Fraud must be shown by clear and convincing evidence. Public Motor Service, Inc., v. Standard Oil Co. of New Jersey, 69 App.D.C. 89, 99 F.2d 124. Defendant’s statement was true and can be considered false only by implication. While fraud may be established by circumstantial evidence, I do not think it can rest on implication alone. Silence constitutes representation only when there is a duty to speak. It seems to me there was more duty on plaintiffs to inquire concerning rent ceilings than there was on defendant to speak of them. While the doctrine of caveat emptor may be less rigorously enforced today than formerly, I understand the law still requires a purchaser to use reasonable care for his own protection. If plaintiffs desired information regarding the rent ceilings, it was very easy and simple to ask for it. A call or visit to the- Rent Administrator’s office would have furnished complete and accurate information. It was a matter of public record.

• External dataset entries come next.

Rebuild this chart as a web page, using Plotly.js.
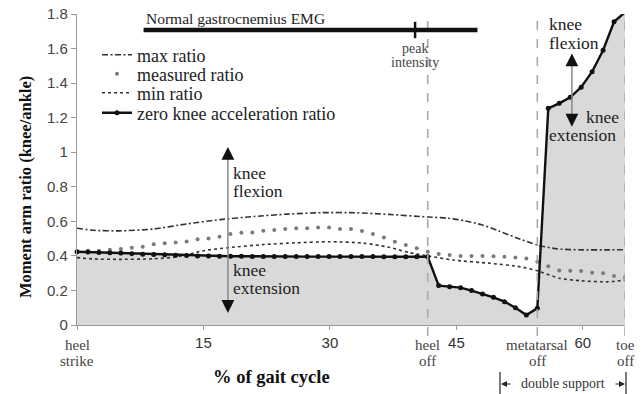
<!DOCTYPE html>
<html>
<head>
<meta charset="utf-8">
<script src="https://cdn.plot.ly/plotly-3.0.1.min.js"></script>
<style>html,body{margin:0;padding:0;background:#fff;}#chart{width:644px;height:394px;}</style>
</head>
<body>
<div id="chart"></div>
<script>
// ---- data ----
const gaitX = [0,1.3,2.6,3.9,5.2,6.5,7.8,9.1,10.4,11.7,13,14.3,15.6,16.9,18.2,19.5,20.8,22.1,23.4,24.7,26,27.3,28.6,29.9,31.2,32.5,33.8,35.1,36.4,37.7,39,40.3,41.6,42.9,44.2,45.5,46.8,48.1,49.4,50.7,52,53.3,54.6,55.9,57.2,58.5,59.8,61.1,62.4,63.7,65];
const measuredRatio = [0.425,0.43,0.43,0.435,0.44,0.447,0.453,0.467,0.473,0.478,0.484,0.496,0.50,0.511,0.527,0.534,0.536,0.546,0.55,0.556,0.56,0.56,0.565,0.565,0.556,0.556,0.544,0.527,0.507,0.482,0.463,0.444,0.424,0.411,0.405,0.40,0.40,0.40,0.398,0.395,0.39,0.385,0.366,0.34,0.315,0.314,0.312,0.303,0.299,0.284,0.276];
const zeroAccRatio = [0.424,0.422,0.42,0.418,0.416,0.413,0.41,0.408,0.406,0.404,0.402,0.40,0.399,0.398,0.398,0.398,0.397,0.397,0.397,0.397,0.397,0.396,0.396,0.396,0.396,0.396,0.396,0.396,0.395,0.395,0.395,0.395,0.395,0.228,0.222,0.216,0.199,0.18,0.16,0.135,0.10,0.058,0.097,1.254,1.283,1.318,1.376,1.466,1.59,1.755,1.81];
const maxX = [0,2,5,9,13,17,21,25,29,33,37,41.6,44,46,48,50,52,54.6,57,60,63,65];
const maxRatio = [0.56,0.548,0.545,0.555,0.585,0.61,0.628,0.642,0.65,0.65,0.64,0.625,0.618,0.603,0.58,0.545,0.507,0.463,0.44,0.435,0.435,0.436];
const minX = [0,2,5,9,12,15,18,22,26,30,34,37,39.5,41.6,44.6,49,52.6,54.6,57.3,59.7,63,65];
const minRatio = [0.39,0.382,0.38,0.383,0.395,0.43,0.448,0.465,0.476,0.482,0.474,0.45,0.418,0.40,0.376,0.357,0.337,0.314,0.27,0.256,0.25,0.26];
const xTickVals = [0,15,30,45,60];
const xTickText = ['','15','30','45','60'];
const eventX = [0,41.6,54.6,65];
const eventTop = ['heel','heel','metatarsal','toe'];
const eventBottom = ['strike','off','off','off'];
const emgRange = [7.9,47.5];
const emgLevel = 1.707;
const emgPeak = 40.1;
const seriesNames = ['max ratio','measured ratio','min ratio','zero knee acceleration ratio'];

// ---- layout helpers (pixel -> paper) ----
const L = 77, T = 14, W = 548, H = 311;
const px = v => (v - L) / W;
const py = v => (T + H - v) / H;
const serif = 'Times New Roman';
const sans = 'Liberation Sans';

const traces = [
  {x: gaitX, y: zeroAccRatio, type: 'scatter', mode: 'lines', fill: 'tozeroy',
   fillcolor: '#d9d9d9', line: {width: 0, color: 'rgba(0,0,0,0)'}, showlegend: false, hoverinfo: 'skip'},
  {x: maxX, y: maxRatio, type: 'scatter', mode: 'lines', name: seriesNames[0],
   line: {color: '#333', width: 1.6, dash: '6px,2.5px,2px,2.5px', shape: 'spline', smoothing: 0.6}, legend: 'legend'},
  {x: gaitX, y: measuredRatio, type: 'scatter', mode: 'markers', name: seriesNames[1],
   marker: {color: '#7a7a7a', size: 4}, legend: 'legend2'},
  {x: minX, y: minRatio, type: 'scatter', mode: 'lines', name: seriesNames[2],
   line: {color: '#333', width: 1.6, dash: 'dot', shape: 'spline', smoothing: 0.6}, legend: 'legend3'},
  {x: gaitX, y: zeroAccRatio, type: 'scatter', mode: 'lines+markers', name: seriesNames[3],
   line: {color: '#111', width: 2.4}, marker: {color: '#111', size: 5}, cliponaxis: false, legend: 'legend4'}
];

const shapes = [];
const annotations = [];
// event dashed lines
eventX.slice(1).forEach(v => shapes.push({type: 'line', xref: 'x', yref: 'paper', x0: v, x1: v, y0: py(336), y1: 1,
  line: {color: '#aaa', width: 1.6, dash: 'dash'}, layer: 'above'}));
// event labels
eventX.forEach((v, i) => {
  annotations.push({xref: 'x', yref: 'paper', x: v, y: py(345), text: eventTop[i], showarrow: false,
    font: {family: serif, size: 15, color: '#444'}, xanchor: 'center', yanchor: 'middle'});
  annotations.push({xref: 'x', yref: 'paper', x: v, y: py(361), text: eventBottom[i], showarrow: false,
    font: {family: serif, size: 15, color: '#444'}, xanchor: 'center', yanchor: 'middle'});
});
// EMG bar
shapes.push({type: 'line', xref: 'x', yref: 'y', x0: emgRange[0], x1: emgRange[1], y0: emgLevel, y1: emgLevel,
  line: {color: '#111', width: 4.5}});
shapes.push({type: 'line', xref: 'x', yref: 'y', x0: emgPeak, x1: emgPeak, y0: 1.66, y1: 1.755,
  line: {color: '#111', width: 2.5}});
annotations.push({xref: 'x', yref: 'paper', x: emgRange[0], y: py(19), text: 'Normal gastrocnemius EMG', showarrow: false,
  xanchor: 'left', yanchor: 'middle', font: {family: serif, size: 15.5, color: '#222'}});
annotations.push({xref: 'x', yref: 'paper', x: emgPeak, y: py(49), text: 'peak', showarrow: false,
  xanchor: 'center', yanchor: 'middle', font: {family: serif, size: 14, color: '#444'}});
annotations.push({xref: 'x', yref: 'paper', x: emgPeak, y: py(62), text: 'intensity', showarrow: false,
  xanchor: 'center', yanchor: 'middle', font: {family: serif, size: 14, color: '#444'}});

// knee flexion / extension arrows
function dblArrow(xv, y0, y1) {
  shapes.push({type: 'line', xref: 'x', yref: 'y', x0: xv, x1: xv, y0: y0 + 0.04, y1: y1 - 0.04, line: {color: '#888', width: 1.5}});
  annotations.push({xref: 'x', yref: 'y', x: xv, y: y1, ax: 0, ay: 14, text: '', showarrow: true,
    arrowhead: 2, arrowsize: 1.6, arrowwidth: 1.6, arrowcolor: '#111', standoff: 0});
  annotations.push({xref: 'x', yref: 'y', x: xv, y: y0, ax: 0, ay: -14, text: '', showarrow: true,
    arrowhead: 2, arrowsize: 1.6, arrowwidth: 1.6, arrowcolor: '#111', standoff: 0});
}
dblArrow(17.9, 0.07, 1.03);
dblArrow(58.7, 1.148, 1.572);
function label(xp, yp, t, anchor) {
  annotations.push({xref: 'paper', yref: 'paper', x: px(xp), y: py(yp), text: t, showarrow: false,
    xanchor: anchor || 'left', yanchor: 'middle', font: {family: serif, size: 17.5, color: '#222'}});
}
label(231, 173, 'knee'); label(231, 191, 'flexion');
label(231, 270, 'knee'); label(231, 288, 'extension');
label(547, 24, 'knee'); label(547, 43, 'flexion');
label(584, 117, 'knee'); label(547, 135, 'extension');

// axis titles
annotations.push({xref: 'paper', yref: 'paper', x: px(25), y: py(187), text: '<b>Moment arm ratio (knee/ankle)</b>',
  textangle: -90, showarrow: false, xanchor: 'center', yanchor: 'middle', font: {family: serif, size: 16.5, color: '#111'}});
annotations.push({xref: 'paper', yref: 'paper', x: px(271), y: py(377), text: '<b>% of gait cycle</b>',
  showarrow: false, xanchor: 'center', yanchor: 'middle', font: {family: serif, size: 18.5, color: '#111'}});

// double support bracket
shapes.push({type: 'line', xref: 'paper', yref: 'paper', x0: px(500), x1: px(500), y0: py(372), y1: py(394), line: {color: '#222', width: 1.2}});
shapes.push({type: 'line', xref: 'paper', yref: 'paper', x0: px(626), x1: px(626), y0: py(372), y1: py(394), line: {color: '#222', width: 1.2}});
annotations.push({xref: 'paper', yref: 'paper', x: px(563), y: py(383), text: 'double support', showarrow: false,
  xanchor: 'center', yanchor: 'middle', font: {family: serif, size: 14, color: '#333'}});
annotations.push({xref: 'paper', yref: 'paper', x: px(501), y: py(384), ax: 11, ay: 0, text: '', showarrow: true,
  arrowhead: 2, arrowsize: 1, arrowwidth: 1.2, arrowcolor: '#222', standoff: 0});
annotations.push({xref: 'paper', yref: 'paper', x: px(625), y: py(384), ax: -11, ay: 0, text: '', showarrow: true,
  arrowhead: 2, arrowsize: 1, arrowwidth: 1.2, arrowcolor: '#222', standoff: 0});

function leg(yp) {
  return {x: px(97), y: py(yp), xanchor: 'left', yanchor: 'middle', bgcolor: 'rgba(0,0,0,0)', borderwidth: 0,
    font: {family: serif, size: 18, color: '#222'}, itemclick: false, itemdoubleclick: false};
}

const layout = {
  width: 644, height: 394,
  margin: {l: L, r: 644 - L - W, t: T, b: 394 - T - H},
  paper_bgcolor: '#fff', plot_bgcolor: '#fff',
  showlegend: true,
  legend: leg(55), legend2: leg(74), legend3: leg(93), legend4: leg(113),
  xaxis: {range: [0, 65], tickvals: xTickVals, ticktext: xTickText, showgrid: false, zeroline: false,
    showline: true, linecolor: '#9a9a9a', linewidth: 1.2, ticks: 'outside', ticklen: 4, tickcolor: '#9a9a9a',
    tickfont: {family: sans, size: 15, color: '#333'}, fixedrange: true},
  yaxis: {range: [0, 1.8], dtick: 0.2, tick0: 0, showgrid: false, zeroline: false,
    showline: true, linecolor: '#9a9a9a', linewidth: 1.2, ticks: 'outside', ticklen: 5, tickcolor: '#9a9a9a',
    tickfont: {family: sans, size: 15, color: '#444'}, fixedrange: true},
  shapes: shapes,
  annotations: annotations
};

Plotly.newPlot('chart', traces, layout, {displayModeBar: false, staticPlot: true});
</script>
</body>
</html>
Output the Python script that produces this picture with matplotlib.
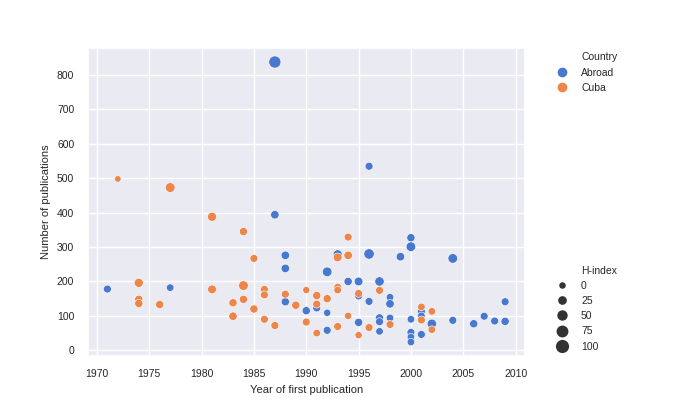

*195As I see the case, there was no positive misrepresentation; there was no evasive answer to a direct question; there was no confidential relation; there was no concealment of that which was peculiarly within the seller’s knowledge; and there was no effort, reasonable or otherwise, to obtain the information. I see no evidence of a fraudulent misrepresentation.

Furthermore, if it be assumed as correct that plaintiffs were entitled to believe that the named rentals were those established by law, there is no evidence that plaintiffs did so believe. They did not so testify. For all that appears from the record neither plaintiffs nor defendant gave any thought to rent ceilings at the time of their conversation. Misrepresentation in order to be actionable fraud must be accepted and relied upon. Rosenberg v. Howle et al., D.C. Mun.App., 56 A.2d 709. Reliance may be inferred without direct proof, but it cannot be inferred that plaintiffs relied on an implication in a statement unless it is first shown that they understood such implication.

I think the judgment should be affirmed.